To do
Report every line below that holds the word "matplotlib".

((

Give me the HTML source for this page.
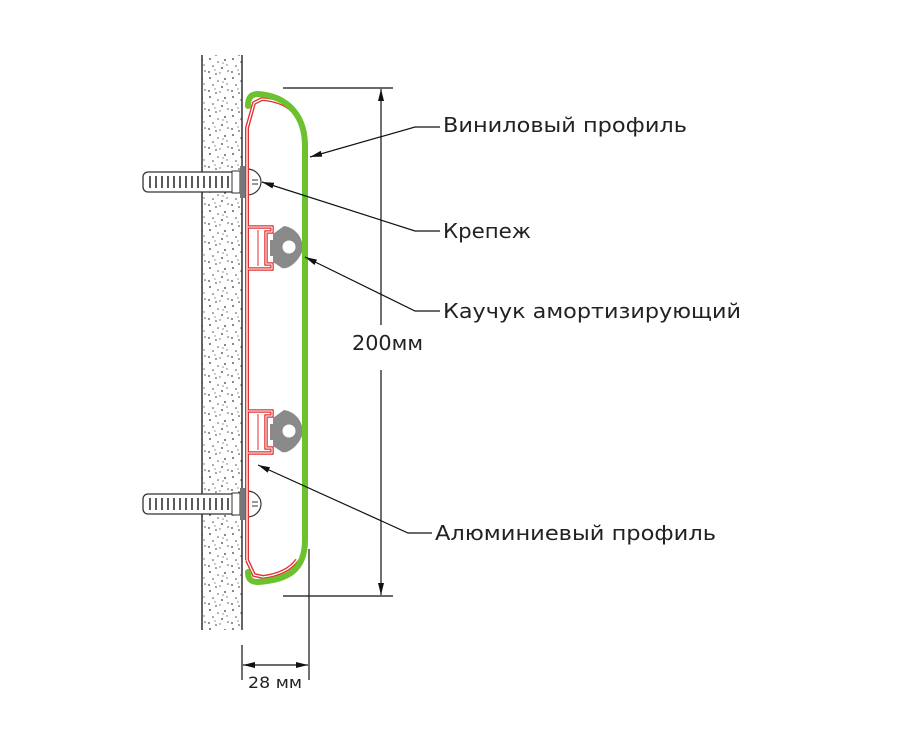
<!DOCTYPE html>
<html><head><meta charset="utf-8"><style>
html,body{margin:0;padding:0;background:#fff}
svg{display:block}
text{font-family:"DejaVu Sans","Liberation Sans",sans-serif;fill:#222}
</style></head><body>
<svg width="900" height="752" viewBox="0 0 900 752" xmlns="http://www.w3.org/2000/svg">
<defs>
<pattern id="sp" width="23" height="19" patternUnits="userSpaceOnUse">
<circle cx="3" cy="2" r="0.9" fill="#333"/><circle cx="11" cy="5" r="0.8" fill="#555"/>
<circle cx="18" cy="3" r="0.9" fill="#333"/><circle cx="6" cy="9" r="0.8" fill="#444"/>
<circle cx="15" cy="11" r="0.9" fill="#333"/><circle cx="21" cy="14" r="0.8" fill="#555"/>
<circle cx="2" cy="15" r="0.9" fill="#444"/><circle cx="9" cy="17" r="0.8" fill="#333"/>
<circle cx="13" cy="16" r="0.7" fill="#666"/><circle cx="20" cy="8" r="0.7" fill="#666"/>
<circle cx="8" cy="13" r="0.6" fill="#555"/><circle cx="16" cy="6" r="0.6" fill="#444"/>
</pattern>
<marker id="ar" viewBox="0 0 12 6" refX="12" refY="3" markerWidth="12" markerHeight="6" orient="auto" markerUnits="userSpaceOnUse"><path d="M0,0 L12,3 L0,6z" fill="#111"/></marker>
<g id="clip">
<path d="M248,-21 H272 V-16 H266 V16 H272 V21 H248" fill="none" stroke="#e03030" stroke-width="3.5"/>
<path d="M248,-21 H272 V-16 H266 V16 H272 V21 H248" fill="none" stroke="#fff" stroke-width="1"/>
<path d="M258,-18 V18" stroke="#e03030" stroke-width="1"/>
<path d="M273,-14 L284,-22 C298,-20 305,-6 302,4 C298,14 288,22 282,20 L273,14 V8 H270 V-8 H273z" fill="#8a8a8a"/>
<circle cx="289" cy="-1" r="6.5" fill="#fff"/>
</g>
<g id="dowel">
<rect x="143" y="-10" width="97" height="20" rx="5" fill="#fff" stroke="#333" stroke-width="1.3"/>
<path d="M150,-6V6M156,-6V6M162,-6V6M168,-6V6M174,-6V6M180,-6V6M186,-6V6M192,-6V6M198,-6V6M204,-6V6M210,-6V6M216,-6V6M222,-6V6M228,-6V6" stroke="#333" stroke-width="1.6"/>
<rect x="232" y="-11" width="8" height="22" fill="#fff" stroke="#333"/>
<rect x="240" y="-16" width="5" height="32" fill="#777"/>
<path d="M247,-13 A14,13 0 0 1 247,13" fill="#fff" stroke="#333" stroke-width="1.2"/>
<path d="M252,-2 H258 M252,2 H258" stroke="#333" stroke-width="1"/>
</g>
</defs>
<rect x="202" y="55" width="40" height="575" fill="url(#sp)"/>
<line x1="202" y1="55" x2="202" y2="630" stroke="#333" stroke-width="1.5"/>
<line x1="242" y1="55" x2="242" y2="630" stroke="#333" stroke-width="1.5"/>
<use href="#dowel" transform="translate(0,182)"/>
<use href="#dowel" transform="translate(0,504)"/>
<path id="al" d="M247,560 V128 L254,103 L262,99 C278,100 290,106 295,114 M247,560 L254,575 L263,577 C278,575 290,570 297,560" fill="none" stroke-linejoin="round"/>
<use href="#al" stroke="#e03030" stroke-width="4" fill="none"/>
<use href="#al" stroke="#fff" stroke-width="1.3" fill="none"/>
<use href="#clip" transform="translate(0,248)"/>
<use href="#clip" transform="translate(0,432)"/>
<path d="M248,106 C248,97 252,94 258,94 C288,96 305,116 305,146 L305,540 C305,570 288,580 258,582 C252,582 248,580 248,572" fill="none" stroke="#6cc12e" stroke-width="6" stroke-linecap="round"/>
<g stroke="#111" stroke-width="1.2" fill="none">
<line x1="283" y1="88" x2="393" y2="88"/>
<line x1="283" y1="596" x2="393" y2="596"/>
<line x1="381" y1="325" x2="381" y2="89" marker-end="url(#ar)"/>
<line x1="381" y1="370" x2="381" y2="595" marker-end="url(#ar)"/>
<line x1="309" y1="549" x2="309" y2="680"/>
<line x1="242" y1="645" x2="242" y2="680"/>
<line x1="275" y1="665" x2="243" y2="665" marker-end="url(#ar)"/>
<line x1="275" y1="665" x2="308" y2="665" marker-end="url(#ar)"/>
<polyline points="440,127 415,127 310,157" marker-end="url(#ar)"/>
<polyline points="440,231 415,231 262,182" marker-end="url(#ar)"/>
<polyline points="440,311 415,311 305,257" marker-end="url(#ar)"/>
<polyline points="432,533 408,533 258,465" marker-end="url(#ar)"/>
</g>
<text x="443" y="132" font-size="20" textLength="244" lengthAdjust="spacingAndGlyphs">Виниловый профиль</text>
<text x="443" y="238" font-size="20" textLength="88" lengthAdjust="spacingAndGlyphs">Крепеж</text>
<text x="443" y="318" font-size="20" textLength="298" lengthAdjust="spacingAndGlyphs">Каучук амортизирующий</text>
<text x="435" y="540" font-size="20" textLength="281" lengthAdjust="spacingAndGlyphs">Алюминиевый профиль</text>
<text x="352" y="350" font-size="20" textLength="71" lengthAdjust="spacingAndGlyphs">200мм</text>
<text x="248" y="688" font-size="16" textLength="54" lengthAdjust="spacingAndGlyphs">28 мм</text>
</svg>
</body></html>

))
((

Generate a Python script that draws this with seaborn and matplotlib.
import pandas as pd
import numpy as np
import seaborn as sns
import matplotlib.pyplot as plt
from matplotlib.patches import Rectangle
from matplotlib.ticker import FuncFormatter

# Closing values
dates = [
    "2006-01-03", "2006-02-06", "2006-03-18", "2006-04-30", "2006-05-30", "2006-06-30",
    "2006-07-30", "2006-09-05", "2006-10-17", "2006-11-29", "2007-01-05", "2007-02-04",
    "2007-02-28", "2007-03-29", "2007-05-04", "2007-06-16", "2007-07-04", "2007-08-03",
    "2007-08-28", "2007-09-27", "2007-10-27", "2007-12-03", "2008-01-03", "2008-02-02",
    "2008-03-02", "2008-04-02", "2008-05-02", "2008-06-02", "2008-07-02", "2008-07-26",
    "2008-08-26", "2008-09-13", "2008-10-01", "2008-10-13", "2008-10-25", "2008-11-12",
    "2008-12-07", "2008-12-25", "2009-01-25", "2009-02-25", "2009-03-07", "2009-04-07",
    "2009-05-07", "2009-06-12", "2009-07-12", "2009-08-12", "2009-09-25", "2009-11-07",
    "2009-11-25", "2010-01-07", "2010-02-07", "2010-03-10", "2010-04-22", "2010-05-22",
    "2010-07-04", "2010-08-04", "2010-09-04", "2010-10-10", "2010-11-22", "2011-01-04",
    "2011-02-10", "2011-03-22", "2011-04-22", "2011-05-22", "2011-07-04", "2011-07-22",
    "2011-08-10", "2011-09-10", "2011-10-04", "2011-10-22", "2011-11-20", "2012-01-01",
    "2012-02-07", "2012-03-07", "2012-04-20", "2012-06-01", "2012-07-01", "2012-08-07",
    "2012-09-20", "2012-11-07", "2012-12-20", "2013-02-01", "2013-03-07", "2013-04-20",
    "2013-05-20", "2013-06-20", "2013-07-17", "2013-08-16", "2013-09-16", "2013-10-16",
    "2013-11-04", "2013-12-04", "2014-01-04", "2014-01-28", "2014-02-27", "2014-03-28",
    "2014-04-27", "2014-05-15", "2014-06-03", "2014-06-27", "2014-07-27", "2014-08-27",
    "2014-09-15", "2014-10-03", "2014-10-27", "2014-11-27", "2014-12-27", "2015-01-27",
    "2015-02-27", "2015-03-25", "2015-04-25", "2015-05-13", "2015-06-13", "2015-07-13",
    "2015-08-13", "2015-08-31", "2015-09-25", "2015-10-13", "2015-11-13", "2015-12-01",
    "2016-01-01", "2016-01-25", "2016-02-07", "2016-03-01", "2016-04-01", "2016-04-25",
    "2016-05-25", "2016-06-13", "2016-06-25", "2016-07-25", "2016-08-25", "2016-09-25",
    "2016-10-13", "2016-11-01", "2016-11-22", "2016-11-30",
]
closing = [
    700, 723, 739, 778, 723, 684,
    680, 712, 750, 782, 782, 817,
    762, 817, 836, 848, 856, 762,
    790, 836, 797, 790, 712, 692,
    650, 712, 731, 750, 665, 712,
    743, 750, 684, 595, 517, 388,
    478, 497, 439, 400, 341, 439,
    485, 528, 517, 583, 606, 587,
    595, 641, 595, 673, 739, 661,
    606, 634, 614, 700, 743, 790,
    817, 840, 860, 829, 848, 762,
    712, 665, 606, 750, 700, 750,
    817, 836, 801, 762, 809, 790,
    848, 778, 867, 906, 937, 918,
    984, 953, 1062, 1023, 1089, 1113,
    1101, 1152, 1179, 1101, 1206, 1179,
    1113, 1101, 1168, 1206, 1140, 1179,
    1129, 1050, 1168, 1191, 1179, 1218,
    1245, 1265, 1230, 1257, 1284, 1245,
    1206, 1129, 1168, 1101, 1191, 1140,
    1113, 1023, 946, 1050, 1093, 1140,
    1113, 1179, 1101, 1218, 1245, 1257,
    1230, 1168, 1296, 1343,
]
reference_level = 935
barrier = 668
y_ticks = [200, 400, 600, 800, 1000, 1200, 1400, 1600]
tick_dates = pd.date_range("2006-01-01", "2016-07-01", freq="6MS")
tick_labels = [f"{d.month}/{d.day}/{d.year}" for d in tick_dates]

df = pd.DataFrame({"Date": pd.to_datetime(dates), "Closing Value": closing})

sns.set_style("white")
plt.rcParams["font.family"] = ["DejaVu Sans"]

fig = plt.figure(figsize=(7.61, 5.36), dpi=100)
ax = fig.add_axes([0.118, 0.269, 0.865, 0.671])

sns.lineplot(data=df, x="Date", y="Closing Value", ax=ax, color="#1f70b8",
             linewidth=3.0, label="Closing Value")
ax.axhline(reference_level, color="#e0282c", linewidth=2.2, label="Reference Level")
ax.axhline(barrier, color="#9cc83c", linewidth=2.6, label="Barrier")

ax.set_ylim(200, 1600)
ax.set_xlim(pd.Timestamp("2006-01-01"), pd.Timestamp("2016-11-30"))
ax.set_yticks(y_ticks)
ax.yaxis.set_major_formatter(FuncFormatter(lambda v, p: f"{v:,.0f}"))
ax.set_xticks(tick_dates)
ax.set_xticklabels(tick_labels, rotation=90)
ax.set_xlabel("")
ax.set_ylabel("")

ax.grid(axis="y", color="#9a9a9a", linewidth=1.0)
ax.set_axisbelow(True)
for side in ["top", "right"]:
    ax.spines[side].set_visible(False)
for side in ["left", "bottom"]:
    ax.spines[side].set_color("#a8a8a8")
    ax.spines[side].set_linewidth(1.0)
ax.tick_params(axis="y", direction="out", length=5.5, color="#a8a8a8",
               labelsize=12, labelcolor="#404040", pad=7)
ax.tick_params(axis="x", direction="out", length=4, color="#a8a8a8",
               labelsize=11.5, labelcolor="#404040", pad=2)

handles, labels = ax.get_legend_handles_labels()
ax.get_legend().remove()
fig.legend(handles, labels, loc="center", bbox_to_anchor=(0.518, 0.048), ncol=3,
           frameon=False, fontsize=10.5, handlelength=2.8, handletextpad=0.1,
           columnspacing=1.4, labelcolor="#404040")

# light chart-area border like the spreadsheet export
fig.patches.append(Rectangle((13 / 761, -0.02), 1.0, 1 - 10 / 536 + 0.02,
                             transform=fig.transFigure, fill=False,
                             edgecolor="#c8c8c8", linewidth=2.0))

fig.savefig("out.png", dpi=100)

))

Solution to this exercise
Generate a Python script that draws this with seaborn and matplotlib.
import matplotlib.pyplot as plt
from matplotlib.patches import Rectangle
from matplotlib.ticker import FuncFormatter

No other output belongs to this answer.